HAI ZI, PEN NAME OF CHA HAISHENG (1964—1989)
HAI ZI, PEN NAME OF CHA HAISHENG (1964—1989). Poet. Born in rural Anhui, Hai Zi entered Beijing University at the age of 15, much younger than the national norm. For a son of a peasant family, this was especially rare. Four years later, with a degree in law, he began an academic career teaching law at a university in Beijing. He started writing poetry in his junior year at Beijing University and quickly gained fame as a powerful and creative voice. Increasingly withdrawn from society, he moved to a village outside Beijing and wrote feverishly; isolated from the outside word, his poetry became his only companion. While he derived a lot of satisfaction from his writing, he was frequently plagued by anxiety, loneliness, poverty, and misunderstanding. The mounting pressure he imposed on himself eventually drove him to suicide on his 25th birthday, cutting short a brilliant career as one of the most gifted poetic voices coming after the Misty poets. His death was especially poignant in an age seen as obsessed with materialism.

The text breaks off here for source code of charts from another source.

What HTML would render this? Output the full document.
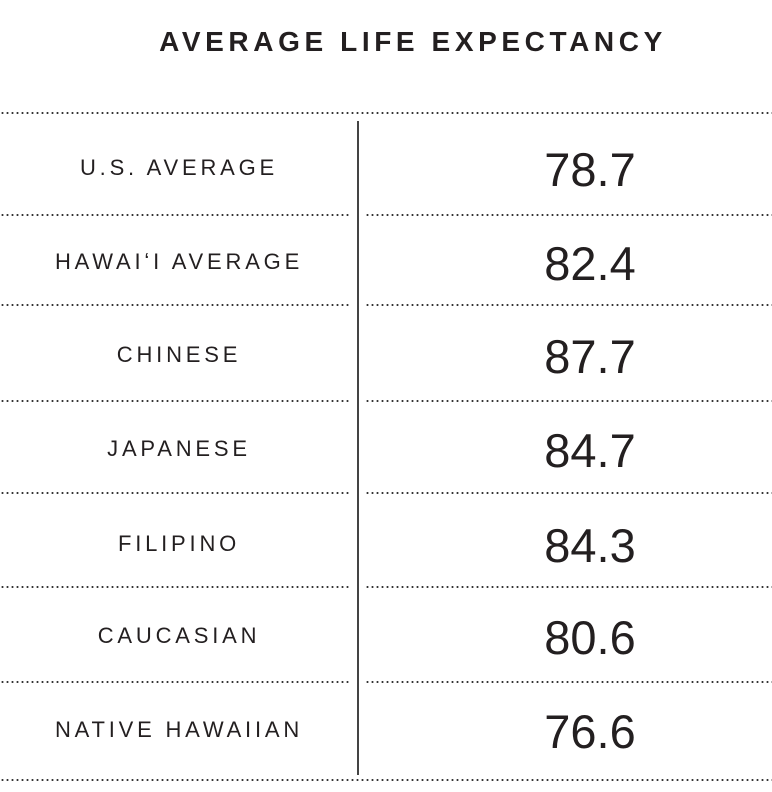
<!DOCTYPE html>
<html><head><style>
body{margin:0;width:772px;height:792px;background:#fff;position:relative;overflow:hidden;font-family:"Liberation Sans",sans-serif;color:#231f20}
.t{position:absolute;top:26px;left:0;width:826px;text-align:center;font-weight:bold;font-size:28px;letter-spacing:4.6px}
.d{position:absolute;height:2px;background-image:radial-gradient(circle,#333 0.9px,transparent 1.2px);background-size:5px 2px;background-repeat:repeat-x}
.v{position:absolute;left:357px;top:121px;width:2px;height:654px;background:#444}
.l{position:absolute;left:0;width:358px;text-align:center;font-size:22px;letter-spacing:3.8px;line-height:30px}
.n{position:absolute;left:360px;width:460px;text-align:center;font-size:47px;line-height:50px}
</style></head><body>
<div class="t">AVERAGE LIFE EXPECTANCY</div>
<div class="d" style="left:0;width:772px;top:112px"></div>
<div class="v"></div>
<div class="d" style="left:0;width:351px;top:214px"></div><div class="d" style="left:365px;width:407px;top:214px"></div>
<div class="d" style="left:0;width:351px;top:304px"></div><div class="d" style="left:365px;width:407px;top:304px"></div>
<div class="d" style="left:0;width:351px;top:400px"></div><div class="d" style="left:365px;width:407px;top:400px"></div>
<div class="d" style="left:0;width:351px;top:492px"></div><div class="d" style="left:365px;width:407px;top:492px"></div>
<div class="d" style="left:0;width:351px;top:586px"></div><div class="d" style="left:365px;width:407px;top:586px"></div>
<div class="d" style="left:0;width:351px;top:681px"></div><div class="d" style="left:365px;width:407px;top:681px"></div>
<div class="d" style="left:0;width:772px;top:779px"></div>
<div class="l" style="top:153px">U.S. AVERAGE</div><div class="n" style="top:145px">78.7</div>
<div class="l" style="top:247px">HAWAIʻI AVERAGE</div><div class="n" style="top:239px">82.4</div>
<div class="l" style="top:340px">CHINESE</div><div class="n" style="top:332px">87.7</div>
<div class="l" style="top:434px">JAPANESE</div><div class="n" style="top:426px">84.7</div>
<div class="l" style="top:529px">FILIPINO</div><div class="n" style="top:521px">84.3</div>
<div class="l" style="top:621px">CAUCASIAN</div><div class="n" style="top:613px">80.6</div>
<div class="l" style="top:715px">NATIVE HAWAIIAN</div><div class="n" style="top:707px">76.6</div>
</body></html>
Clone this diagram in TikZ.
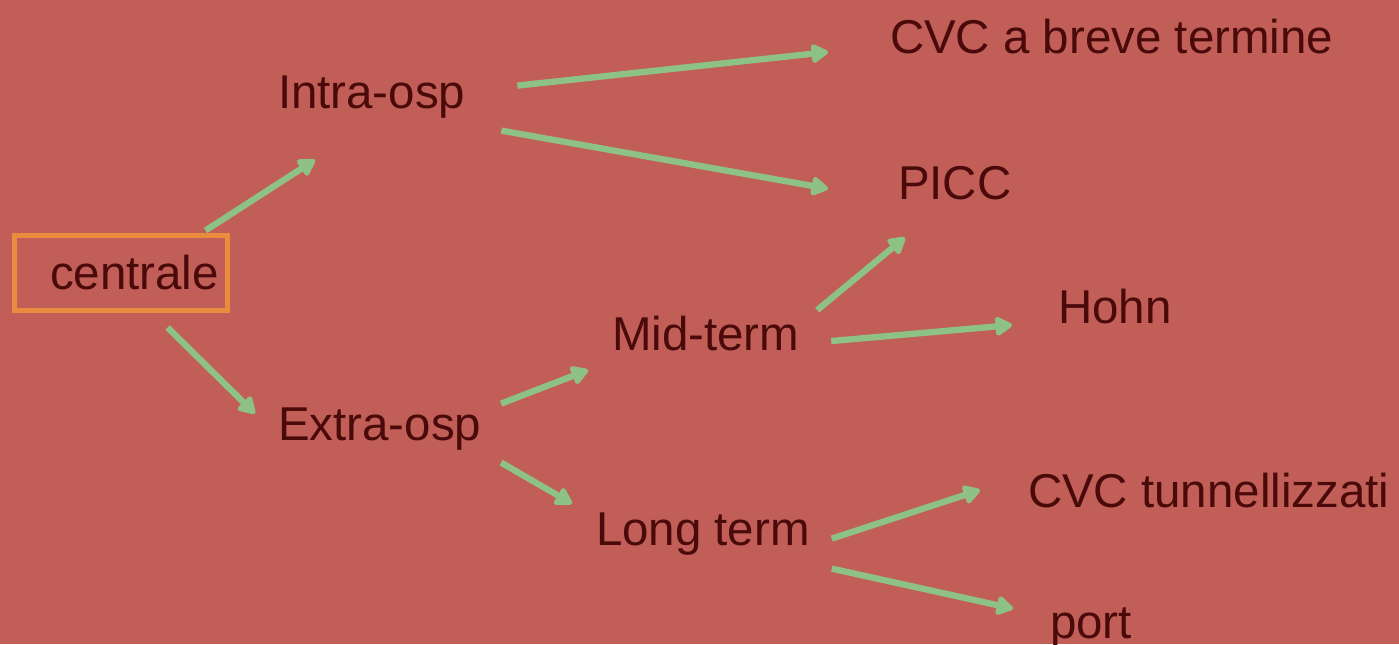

During his short life, Hai Zi wrote many poems, a play, and some essays. He took special pride in his long poems, seven in total. These long poems convey a tragic, heroic vision. Taiyang (The Sun), representative of this group of poems, expresses a sense of religiosity, fatalism, and universality. In his lyrical as well as dramatic poetry, Hai Zi is obsessed with death and its dark images. As the son of peasants, he is also intimately connected to the land. One of his long poems, Tudi (The Earth), and his lyrical wheat series are manifestations of a person intertwined with rural, agrarian life.